Turning back to discuss the question of motive, Johnson points to the desire to pursue elite status within a particular subculture, given that the effort to amass a collection of rare objects of any kind often requires a significant amount of disposable income. “You cannot separate these objects from the idea of status,’” he suggests, “but you also can’t remove the lure of beauty from the situation entirely, either. People aren’t stealing snail collections. They’re stealing beautiful things: things that are obviously aesthetically attractive, for whatever reason.” Yet theft has another, underappreciated drawback. As Johnson comments, “you’re putting the self above everyone else. You’re discounting everyone else’s right to appreciate and learn from the object. And I think that’s a mindset that is increasingly rampant in the world right now.”
What he calls “anti-social arrogance” is at the heart of this dysfunction, says Johnson. “If you say that something belongs in a museum, you’re marveling at the magnificence of that object, whether it’s a piece of art or an antiquity or a specimen, and you’re saying, ‘I want other people to be able to experience what I’ve just experienced.’ The thief, on the other hand, has the exact opposite reaction — especially if he or she is someone who works for a museum and then steals from it.”
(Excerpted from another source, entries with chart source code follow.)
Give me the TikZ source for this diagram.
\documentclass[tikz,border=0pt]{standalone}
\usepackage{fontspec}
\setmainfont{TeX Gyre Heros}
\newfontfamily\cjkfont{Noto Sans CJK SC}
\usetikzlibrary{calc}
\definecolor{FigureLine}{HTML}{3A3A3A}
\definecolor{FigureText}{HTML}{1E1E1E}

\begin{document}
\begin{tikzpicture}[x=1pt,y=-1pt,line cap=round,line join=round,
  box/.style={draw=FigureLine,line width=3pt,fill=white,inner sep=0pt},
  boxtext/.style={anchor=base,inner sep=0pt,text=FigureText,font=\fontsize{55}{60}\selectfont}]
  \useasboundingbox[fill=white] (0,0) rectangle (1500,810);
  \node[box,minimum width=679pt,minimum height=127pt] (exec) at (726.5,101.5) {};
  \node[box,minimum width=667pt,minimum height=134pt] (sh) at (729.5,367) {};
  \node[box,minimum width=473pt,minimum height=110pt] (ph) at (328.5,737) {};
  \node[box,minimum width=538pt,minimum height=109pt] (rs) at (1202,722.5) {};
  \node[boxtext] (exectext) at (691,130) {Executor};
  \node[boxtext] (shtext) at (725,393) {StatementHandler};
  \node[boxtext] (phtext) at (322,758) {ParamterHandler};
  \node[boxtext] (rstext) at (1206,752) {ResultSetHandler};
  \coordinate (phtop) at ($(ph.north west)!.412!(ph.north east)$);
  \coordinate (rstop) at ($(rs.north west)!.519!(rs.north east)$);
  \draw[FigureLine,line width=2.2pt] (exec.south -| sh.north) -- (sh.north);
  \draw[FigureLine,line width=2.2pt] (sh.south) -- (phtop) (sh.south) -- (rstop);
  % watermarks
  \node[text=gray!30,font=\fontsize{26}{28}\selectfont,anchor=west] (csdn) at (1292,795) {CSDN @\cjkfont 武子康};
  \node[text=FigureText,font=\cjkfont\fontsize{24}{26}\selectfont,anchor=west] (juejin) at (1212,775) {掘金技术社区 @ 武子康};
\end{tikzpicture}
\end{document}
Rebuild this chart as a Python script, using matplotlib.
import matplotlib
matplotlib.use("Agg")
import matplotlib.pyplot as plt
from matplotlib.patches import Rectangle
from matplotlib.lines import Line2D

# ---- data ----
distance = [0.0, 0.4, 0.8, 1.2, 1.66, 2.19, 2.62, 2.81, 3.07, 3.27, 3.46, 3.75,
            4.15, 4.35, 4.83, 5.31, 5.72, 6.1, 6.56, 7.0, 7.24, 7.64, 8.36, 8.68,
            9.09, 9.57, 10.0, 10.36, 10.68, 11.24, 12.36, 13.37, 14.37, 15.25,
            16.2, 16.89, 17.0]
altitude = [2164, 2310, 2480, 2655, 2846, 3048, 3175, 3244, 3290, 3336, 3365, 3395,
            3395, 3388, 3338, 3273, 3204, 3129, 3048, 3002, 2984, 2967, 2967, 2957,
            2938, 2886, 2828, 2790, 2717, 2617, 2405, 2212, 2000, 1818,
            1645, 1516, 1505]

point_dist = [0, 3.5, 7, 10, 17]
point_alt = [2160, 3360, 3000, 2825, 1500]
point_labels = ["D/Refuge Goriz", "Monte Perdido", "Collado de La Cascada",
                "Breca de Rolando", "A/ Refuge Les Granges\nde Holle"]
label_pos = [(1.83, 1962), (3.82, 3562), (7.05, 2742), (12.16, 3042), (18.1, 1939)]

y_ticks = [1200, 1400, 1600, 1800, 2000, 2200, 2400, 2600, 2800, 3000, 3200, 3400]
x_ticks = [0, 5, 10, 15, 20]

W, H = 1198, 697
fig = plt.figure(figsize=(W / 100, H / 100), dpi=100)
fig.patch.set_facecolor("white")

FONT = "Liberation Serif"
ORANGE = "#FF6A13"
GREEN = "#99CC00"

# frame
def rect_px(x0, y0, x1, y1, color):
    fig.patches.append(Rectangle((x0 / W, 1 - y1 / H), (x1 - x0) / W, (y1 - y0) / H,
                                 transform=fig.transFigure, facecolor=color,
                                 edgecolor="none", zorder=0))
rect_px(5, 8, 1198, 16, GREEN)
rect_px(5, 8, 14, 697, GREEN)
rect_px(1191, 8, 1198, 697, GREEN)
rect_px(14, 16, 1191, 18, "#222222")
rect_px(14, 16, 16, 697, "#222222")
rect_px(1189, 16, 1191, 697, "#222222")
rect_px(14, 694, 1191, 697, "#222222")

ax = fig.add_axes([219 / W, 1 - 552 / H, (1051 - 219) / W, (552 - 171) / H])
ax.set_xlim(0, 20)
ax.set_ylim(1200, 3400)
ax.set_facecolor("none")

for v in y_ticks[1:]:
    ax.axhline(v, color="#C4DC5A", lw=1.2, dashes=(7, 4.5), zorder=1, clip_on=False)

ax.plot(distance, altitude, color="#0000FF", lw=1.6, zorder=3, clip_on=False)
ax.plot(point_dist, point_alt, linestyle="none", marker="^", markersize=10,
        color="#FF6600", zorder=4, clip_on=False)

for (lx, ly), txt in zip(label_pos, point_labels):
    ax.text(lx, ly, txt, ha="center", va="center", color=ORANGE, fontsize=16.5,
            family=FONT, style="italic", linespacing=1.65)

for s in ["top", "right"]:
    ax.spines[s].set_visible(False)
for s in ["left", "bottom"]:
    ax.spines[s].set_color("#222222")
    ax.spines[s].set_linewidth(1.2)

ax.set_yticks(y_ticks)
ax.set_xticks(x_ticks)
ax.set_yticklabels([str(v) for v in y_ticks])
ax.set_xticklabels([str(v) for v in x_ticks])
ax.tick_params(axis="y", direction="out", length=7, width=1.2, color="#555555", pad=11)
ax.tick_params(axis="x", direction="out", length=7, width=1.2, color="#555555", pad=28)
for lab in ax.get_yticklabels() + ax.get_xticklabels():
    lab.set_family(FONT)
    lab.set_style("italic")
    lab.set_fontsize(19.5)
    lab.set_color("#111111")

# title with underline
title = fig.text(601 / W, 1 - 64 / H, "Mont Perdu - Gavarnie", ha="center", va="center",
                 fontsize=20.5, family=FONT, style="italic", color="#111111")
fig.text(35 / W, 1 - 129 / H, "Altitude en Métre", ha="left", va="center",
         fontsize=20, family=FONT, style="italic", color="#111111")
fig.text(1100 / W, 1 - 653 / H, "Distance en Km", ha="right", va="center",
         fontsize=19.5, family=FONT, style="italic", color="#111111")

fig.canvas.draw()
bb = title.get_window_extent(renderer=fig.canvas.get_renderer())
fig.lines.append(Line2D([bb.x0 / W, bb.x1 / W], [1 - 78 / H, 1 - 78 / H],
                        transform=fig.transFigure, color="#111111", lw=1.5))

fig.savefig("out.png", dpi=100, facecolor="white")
We all thrill to a good heist story, a Thomas Crown Affair or Ocean’s Eleven, but The Feather Thief and the recent events at the British Museum not Hollywood fiction. And, as Johnson concludes, there is an especially painful resonance about much-loved institutions being robbed. “It’s because we know that public museums ultimately belong to the public, and so the transgression feels closer to us. Sneaking into a vast repository of human history that is underdefended for many reasons, and doing something permanent to damage it, is a reminder of just how fragile this whole civilization experiment is.”